***** Data rows *****
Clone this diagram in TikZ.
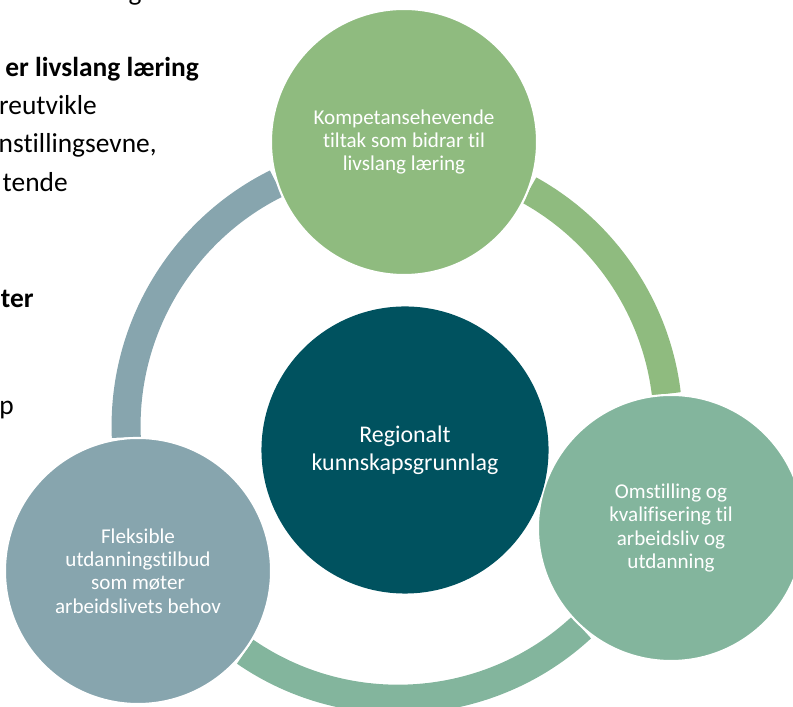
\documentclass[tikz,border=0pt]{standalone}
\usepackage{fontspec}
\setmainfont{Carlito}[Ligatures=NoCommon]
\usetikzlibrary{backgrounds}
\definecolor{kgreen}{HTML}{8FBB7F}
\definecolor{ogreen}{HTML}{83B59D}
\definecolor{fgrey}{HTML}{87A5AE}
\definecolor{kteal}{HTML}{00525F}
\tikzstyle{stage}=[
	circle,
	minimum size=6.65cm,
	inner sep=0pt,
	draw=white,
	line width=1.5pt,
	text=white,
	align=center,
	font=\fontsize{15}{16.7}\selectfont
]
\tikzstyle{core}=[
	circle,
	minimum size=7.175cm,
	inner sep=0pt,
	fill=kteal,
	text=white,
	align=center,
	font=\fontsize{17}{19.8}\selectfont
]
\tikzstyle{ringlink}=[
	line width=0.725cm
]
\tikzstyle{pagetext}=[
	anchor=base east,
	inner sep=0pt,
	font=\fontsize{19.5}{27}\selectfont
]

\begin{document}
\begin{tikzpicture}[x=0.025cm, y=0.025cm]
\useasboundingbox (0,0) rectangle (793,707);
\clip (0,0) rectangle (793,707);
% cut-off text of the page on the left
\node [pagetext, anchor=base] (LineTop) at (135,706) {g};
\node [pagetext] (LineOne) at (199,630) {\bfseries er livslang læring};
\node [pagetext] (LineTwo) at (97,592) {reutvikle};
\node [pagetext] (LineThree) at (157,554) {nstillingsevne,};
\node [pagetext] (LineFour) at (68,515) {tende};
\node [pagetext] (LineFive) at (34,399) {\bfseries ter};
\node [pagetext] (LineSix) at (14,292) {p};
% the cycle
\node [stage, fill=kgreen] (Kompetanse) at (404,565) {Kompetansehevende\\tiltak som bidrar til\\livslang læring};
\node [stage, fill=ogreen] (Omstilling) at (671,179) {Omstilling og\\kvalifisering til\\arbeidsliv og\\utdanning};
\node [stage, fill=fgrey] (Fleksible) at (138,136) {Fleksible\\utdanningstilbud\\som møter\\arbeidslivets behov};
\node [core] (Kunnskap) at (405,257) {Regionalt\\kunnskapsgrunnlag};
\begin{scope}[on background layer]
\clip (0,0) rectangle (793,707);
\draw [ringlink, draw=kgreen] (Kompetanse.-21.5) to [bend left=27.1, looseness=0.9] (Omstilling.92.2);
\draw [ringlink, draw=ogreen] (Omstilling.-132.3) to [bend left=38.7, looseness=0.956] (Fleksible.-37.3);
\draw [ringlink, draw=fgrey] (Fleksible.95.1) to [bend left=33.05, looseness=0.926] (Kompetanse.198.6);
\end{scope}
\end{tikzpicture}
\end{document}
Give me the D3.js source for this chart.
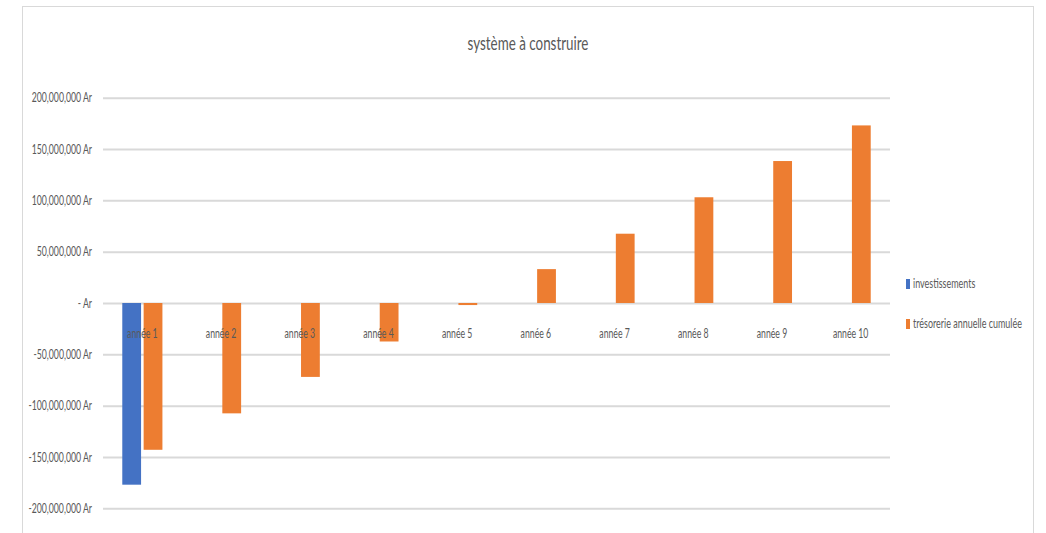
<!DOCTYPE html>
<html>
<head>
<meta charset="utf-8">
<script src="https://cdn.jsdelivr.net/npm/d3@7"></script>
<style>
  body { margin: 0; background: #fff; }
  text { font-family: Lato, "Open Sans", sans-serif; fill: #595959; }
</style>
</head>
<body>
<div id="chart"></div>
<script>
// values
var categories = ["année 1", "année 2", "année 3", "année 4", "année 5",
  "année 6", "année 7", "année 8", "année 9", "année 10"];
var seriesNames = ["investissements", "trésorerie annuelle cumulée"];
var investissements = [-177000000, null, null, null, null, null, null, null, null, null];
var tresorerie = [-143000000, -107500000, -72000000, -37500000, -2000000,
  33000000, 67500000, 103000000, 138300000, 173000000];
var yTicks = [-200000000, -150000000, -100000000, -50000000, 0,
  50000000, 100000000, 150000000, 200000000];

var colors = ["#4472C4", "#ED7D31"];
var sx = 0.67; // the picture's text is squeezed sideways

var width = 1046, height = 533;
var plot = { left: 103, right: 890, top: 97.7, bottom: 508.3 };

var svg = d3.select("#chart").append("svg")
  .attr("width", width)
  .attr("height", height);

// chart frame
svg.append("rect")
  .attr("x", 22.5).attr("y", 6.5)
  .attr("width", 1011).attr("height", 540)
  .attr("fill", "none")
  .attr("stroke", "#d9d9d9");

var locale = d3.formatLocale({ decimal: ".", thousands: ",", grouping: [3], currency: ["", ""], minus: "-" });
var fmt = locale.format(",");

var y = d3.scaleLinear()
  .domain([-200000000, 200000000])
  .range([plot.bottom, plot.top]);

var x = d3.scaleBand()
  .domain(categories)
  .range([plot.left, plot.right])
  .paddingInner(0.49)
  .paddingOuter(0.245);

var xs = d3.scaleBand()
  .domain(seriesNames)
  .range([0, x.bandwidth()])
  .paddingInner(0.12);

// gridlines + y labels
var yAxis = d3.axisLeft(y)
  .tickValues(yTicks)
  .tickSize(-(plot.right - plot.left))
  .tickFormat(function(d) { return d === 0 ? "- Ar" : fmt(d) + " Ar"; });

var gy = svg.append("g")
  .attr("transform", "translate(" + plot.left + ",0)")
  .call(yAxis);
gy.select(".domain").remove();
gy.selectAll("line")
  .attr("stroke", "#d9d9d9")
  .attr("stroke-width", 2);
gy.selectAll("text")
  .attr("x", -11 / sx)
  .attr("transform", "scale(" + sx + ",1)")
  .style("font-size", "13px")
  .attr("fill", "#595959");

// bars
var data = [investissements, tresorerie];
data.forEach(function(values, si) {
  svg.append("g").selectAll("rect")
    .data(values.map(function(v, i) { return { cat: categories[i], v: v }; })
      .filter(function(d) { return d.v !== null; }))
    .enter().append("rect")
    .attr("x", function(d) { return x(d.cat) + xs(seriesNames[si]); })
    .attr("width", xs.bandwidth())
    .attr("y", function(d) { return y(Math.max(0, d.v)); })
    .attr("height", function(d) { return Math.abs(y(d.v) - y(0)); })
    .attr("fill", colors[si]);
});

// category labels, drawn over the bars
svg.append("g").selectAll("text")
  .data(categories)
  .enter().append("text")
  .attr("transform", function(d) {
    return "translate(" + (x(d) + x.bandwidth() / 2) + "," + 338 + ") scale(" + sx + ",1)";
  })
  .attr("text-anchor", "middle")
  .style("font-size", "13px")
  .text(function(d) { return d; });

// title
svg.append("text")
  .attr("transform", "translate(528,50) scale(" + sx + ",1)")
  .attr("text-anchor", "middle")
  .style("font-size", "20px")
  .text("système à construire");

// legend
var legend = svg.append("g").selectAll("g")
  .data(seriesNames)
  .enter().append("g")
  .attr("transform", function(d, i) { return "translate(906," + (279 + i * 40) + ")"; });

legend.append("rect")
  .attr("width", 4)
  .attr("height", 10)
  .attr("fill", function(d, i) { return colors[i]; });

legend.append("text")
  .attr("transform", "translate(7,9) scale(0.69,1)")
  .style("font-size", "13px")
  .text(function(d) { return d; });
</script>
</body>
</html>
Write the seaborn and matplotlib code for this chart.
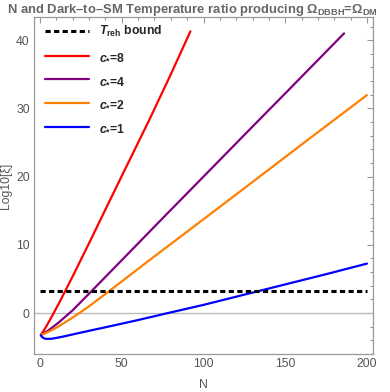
*****
(Directive)
Quote the entries above word for word. Leave the images out.

(Solution to this exercise)
Clone this diagram in TikZ.
\documentclass[tikz,border=0pt]{standalone}
\usepackage{fontspec}
\setmainfont{Carlito}[Ligatures=NoCommon]
\usetikzlibrary{backgrounds}
\definecolor{kgreen}{HTML}{8FBB7F}
\definecolor{ogreen}{HTML}{83B59D}
\definecolor{fgrey}{HTML}{87A5AE}
\definecolor{kteal}{HTML}{00525F}
\tikzstyle{stage}=[
	circle,
	minimum size=6.65cm,
	inner sep=0pt,
	draw=white,
	line width=1.5pt,
	text=white,
	align=center,
	font=\fontsize{15}{16.7}\selectfont
]
\tikzstyle{core}=[
	circle,
	minimum size=7.175cm,
	inner sep=0pt,
	fill=kteal,
	text=white,
	align=center,
	font=\fontsize{17}{19.8}\selectfont
]
\tikzstyle{ringlink}=[
	line width=0.725cm
]
\tikzstyle{pagetext}=[
	anchor=base east,
	inner sep=0pt,
	font=\fontsize{19.5}{27}\selectfont
]

\begin{document}
\begin{tikzpicture}[x=0.025cm, y=0.025cm]
\useasboundingbox (0,0) rectangle (793,707);
\clip (0,0) rectangle (793,707);
% cut-off text of the page on the left
\node [pagetext, anchor=base] (LineTop) at (135,706) {g};
\node [pagetext] (LineOne) at (199,630) {\bfseries er livslang læring};
\node [pagetext] (LineTwo) at (97,592) {reutvikle};
\node [pagetext] (LineThree) at (157,554) {nstillingsevne,};
\node [pagetext] (LineFour) at (68,515) {tende};
\node [pagetext] (LineFive) at (34,399) {\bfseries ter};
\node [pagetext] (LineSix) at (14,292) {p};
% the cycle
\node [stage, fill=kgreen] (Kompetanse) at (404,565) {Kompetansehevende\\tiltak som bidrar til\\livslang læring};
\node [stage, fill=ogreen] (Omstilling) at (671,179) {Omstilling og\\kvalifisering til\\arbeidsliv og\\utdanning};
\node [stage, fill=fgrey] (Fleksible) at (138,136) {Fleksible\\utdanningstilbud\\som møter\\arbeidslivets behov};
\node [core] (Kunnskap) at (405,257) {Regionalt\\kunnskapsgrunnlag};
\begin{scope}[on background layer]
\clip (0,0) rectangle (793,707);
\draw [ringlink, draw=kgreen] (Kompetanse.-21.5) to [bend left=27.1, looseness=0.9] (Omstilling.92.2);
\draw [ringlink, draw=ogreen] (Omstilling.-132.3) to [bend left=38.7, looseness=0.956] (Fleksible.-37.3);
\draw [ringlink, draw=fgrey] (Fleksible.95.1) to [bend left=33.05, looseness=0.926] (Kompetanse.198.6);
\end{scope}
\end{tikzpicture}
\end{document}
Give me the D3.js source for this chart.
<!DOCTYPE html>
<html>
<head>
<meta charset="utf-8">
<script src="https://cdn.jsdelivr.net/npm/d3@7"></script>
<style>
  body { margin: 0; background: #fff; }
  text { font-family: Lato, "Open Sans", sans-serif; fill: #595959; }
</style>
</head>
<body>
<div id="chart"></div>
<script>
// values
var categories = ["année 1", "année 2", "année 3", "année 4", "année 5",
  "année 6", "année 7", "année 8", "année 9", "année 10"];
var seriesNames = ["investissements", "trésorerie annuelle cumulée"];
var investissements = [-177000000, null, null, null, null, null, null, null, null, null];
var tresorerie = [-143000000, -107500000, -72000000, -37500000, -2000000,
  33000000, 67500000, 103000000, 138300000, 173000000];
var yTicks = [-200000000, -150000000, -100000000, -50000000, 0,
  50000000, 100000000, 150000000, 200000000];

var colors = ["#4472C4", "#ED7D31"];
var sx = 0.67; // the picture's text is squeezed sideways

var width = 1046, height = 533;
var plot = { left: 103, right: 890, top: 97.7, bottom: 508.3 };

var svg = d3.select("#chart").append("svg")
  .attr("width", width)
  .attr("height", height);

// chart frame
svg.append("rect")
  .attr("x", 22.5).attr("y", 6.5)
  .attr("width", 1011).attr("height", 540)
  .attr("fill", "none")
  .attr("stroke", "#d9d9d9");

var locale = d3.formatLocale({ decimal: ".", thousands: ",", grouping: [3], currency: ["", ""], minus: "-" });
var fmt = locale.format(",");

var y = d3.scaleLinear()
  .domain([-200000000, 200000000])
  .range([plot.bottom, plot.top]);

var x = d3.scaleBand()
  .domain(categories)
  .range([plot.left, plot.right])
  .paddingInner(0.49)
  .paddingOuter(0.245);

var xs = d3.scaleBand()
  .domain(seriesNames)
  .range([0, x.bandwidth()])
  .paddingInner(0.12);

// gridlines + y labels
var yAxis = d3.axisLeft(y)
  .tickValues(yTicks)
  .tickSize(-(plot.right - plot.left))
  .tickFormat(function(d) { return d === 0 ? "- Ar" : fmt(d) + " Ar"; });

var gy = svg.append("g")
  .attr("transform", "translate(" + plot.left + ",0)")
  .call(yAxis);
gy.select(".domain").remove();
gy.selectAll("line")
  .attr("stroke", "#d9d9d9")
  .attr("stroke-width", 2);
gy.selectAll("text")
  .attr("x", -11 / sx)
  .attr("transform", "scale(" + sx + ",1)")
  .style("font-size", "13px")
  .attr("fill", "#595959");

// bars
var data = [investissements, tresorerie];
data.forEach(function(values, si) {
  svg.append("g").selectAll("rect")
    .data(values.map(function(v, i) { return { cat: categories[i], v: v }; })
      .filter(function(d) { return d.v !== null; }))
    .enter().append("rect")
    .attr("x", function(d) { return x(d.cat) + xs(seriesNames[si]); })
    .attr("width", xs.bandwidth())
    .attr("y", function(d) { return y(Math.max(0, d.v)); })
    .attr("height", function(d) { return Math.abs(y(d.v) - y(0)); })
    .attr("fill", colors[si]);
});

// category labels, drawn over the bars
svg.append("g").selectAll("text")
  .data(categories)
  .enter().append("text")
  .attr("transform", function(d) {
    return "translate(" + (x(d) + x.bandwidth() / 2) + "," + 338 + ") scale(" + sx + ",1)";
  })
  .attr("text-anchor", "middle")
  .style("font-size", "13px")
  .text(function(d) { return d; });

// title
svg.append("text")
  .attr("transform", "translate(528,50) scale(" + sx + ",1)")
  .attr("text-anchor", "middle")
  .style("font-size", "20px")
  .text("système à construire");

// legend
var legend = svg.append("g").selectAll("g")
  .data(seriesNames)
  .enter().append("g")
  .attr("transform", function(d, i) { return "translate(906," + (279 + i * 40) + ")"; });

legend.append("rect")
  .attr("width", 4)
  .attr("height", 10)
  .attr("fill", function(d, i) { return colors[i]; });

legend.append("text")
  .attr("transform", "translate(7,9) scale(0.69,1)")
  .style("font-size", "13px")
  .text(function(d) { return d; });
</script>
</body>
</html>
Write the seaborn and matplotlib code for this chart.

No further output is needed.